Cells are not uniform spheres; they generally come in a variety of disparate shapes. In the broadest sense, this variation in shapes is known as cell polarity, and it is an essential property for a variety of cell functions. Growth in accordance with their polarity allows cells to shape themselves in forms appropriate to their function. It has been found that the establishment and maintenance of polarity is governed by the interdependent relationship between the polarity marker protein on the plasma membrane (cell membrane), actin, the microtubule cytoskeleton, and membrane vesicle transport.
The polarity marker determines the polarity site, and with membrane vesicle transport toward it, site-specific growth (polarity growth) is achieved.

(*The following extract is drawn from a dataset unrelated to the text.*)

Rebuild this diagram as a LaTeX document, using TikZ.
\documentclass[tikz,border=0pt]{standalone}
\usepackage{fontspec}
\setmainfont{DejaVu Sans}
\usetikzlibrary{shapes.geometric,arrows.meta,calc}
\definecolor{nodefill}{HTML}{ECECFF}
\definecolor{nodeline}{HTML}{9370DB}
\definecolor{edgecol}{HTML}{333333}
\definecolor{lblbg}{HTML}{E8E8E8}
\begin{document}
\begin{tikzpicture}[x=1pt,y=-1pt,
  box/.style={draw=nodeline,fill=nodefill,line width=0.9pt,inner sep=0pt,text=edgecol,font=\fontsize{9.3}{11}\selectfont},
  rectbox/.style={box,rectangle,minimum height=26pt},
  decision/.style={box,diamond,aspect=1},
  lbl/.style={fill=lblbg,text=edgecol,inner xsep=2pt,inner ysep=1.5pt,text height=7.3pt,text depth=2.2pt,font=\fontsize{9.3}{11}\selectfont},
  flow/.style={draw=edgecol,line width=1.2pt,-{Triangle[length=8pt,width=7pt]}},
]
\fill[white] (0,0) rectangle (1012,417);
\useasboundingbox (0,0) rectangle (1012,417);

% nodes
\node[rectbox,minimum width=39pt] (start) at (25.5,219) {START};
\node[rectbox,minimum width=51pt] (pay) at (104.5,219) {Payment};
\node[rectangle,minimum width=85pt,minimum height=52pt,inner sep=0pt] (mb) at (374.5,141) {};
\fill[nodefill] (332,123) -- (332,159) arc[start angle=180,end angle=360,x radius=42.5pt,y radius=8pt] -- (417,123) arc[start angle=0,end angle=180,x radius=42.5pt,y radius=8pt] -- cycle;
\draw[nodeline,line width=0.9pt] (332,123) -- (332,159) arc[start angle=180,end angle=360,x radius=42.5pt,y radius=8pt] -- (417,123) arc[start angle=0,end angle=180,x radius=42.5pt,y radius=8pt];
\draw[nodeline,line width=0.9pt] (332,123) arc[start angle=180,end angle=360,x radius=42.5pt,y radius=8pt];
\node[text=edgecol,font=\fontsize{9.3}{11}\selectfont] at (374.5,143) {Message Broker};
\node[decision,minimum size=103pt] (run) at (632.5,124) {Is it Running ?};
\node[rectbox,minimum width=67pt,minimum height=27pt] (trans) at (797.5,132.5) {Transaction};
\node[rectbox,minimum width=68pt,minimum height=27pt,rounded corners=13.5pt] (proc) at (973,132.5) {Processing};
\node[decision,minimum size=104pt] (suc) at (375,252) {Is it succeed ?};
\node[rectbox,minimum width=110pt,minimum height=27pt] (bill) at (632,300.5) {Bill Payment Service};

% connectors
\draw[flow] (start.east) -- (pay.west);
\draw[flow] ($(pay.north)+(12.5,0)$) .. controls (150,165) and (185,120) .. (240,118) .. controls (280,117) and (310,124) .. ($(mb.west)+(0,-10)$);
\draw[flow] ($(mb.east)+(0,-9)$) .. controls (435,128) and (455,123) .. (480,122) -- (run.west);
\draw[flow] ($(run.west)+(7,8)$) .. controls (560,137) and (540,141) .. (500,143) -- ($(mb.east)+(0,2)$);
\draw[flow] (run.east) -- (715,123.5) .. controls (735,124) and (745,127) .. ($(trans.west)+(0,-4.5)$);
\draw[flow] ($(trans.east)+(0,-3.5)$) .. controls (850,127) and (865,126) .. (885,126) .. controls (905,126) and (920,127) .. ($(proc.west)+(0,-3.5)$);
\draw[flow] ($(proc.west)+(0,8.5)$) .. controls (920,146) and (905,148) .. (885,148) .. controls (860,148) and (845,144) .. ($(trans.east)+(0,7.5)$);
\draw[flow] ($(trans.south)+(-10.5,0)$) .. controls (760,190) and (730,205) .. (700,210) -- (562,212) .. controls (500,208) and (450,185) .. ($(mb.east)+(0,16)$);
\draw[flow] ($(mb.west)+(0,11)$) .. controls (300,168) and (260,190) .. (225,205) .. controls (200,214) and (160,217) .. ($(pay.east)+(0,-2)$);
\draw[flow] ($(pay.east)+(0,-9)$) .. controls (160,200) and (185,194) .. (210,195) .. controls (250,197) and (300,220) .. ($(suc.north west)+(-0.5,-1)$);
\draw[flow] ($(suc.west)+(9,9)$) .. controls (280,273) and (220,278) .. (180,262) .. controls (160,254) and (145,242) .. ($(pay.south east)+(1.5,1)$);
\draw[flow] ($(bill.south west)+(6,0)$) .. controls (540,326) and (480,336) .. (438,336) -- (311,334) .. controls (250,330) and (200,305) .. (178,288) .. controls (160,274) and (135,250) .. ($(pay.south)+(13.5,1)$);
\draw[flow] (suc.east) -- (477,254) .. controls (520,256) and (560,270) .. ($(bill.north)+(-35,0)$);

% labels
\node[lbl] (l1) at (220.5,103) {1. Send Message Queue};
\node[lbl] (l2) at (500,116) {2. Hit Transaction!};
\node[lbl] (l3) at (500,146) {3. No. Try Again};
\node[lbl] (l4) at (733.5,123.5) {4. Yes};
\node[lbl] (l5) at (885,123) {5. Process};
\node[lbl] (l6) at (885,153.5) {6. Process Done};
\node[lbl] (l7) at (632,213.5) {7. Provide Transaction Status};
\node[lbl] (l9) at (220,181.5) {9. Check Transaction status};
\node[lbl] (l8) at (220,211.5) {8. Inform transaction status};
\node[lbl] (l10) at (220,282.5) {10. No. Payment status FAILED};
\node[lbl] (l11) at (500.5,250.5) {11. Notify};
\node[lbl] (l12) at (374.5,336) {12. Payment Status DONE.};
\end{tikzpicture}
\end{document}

However, when the plasma membrane elongates due to fusion of membrane vesicles, there have been questions about how polarity markers are maintained without being scattered over the elongated plasma membrane.

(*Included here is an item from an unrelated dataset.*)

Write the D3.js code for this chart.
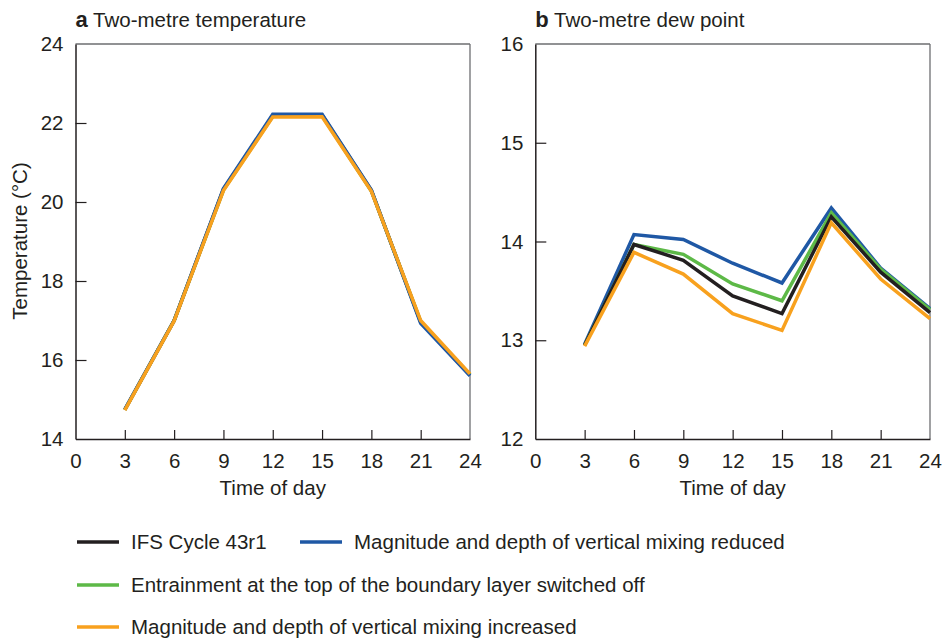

A research group lead by University of Tsukuba Faculty of Life and Environmental Sciences International Tenure Track Assistant Professor Norio Takeshita (who holds a concurrent post as Group Leader of the Karlsruhe Institute of Technology Department of Applied Microbiology) has succeeded in using a super-resolution microscope to visualize the mechanism by which cell polarity is maintained.
Professor Takeshita's study used a super-resolution microscope to clarify the behavior of polarity markers that could not be visualized with conventional fluorescence microscopes. The study employed a fluorescence microscope with super-resolution capability to image a fungal model with a filamentous shape and visualize the behavior of polarity markers, clarifying their relationship to exocytosis (the fusion of a membrane vesicle to a plasma membrane) and microtubules.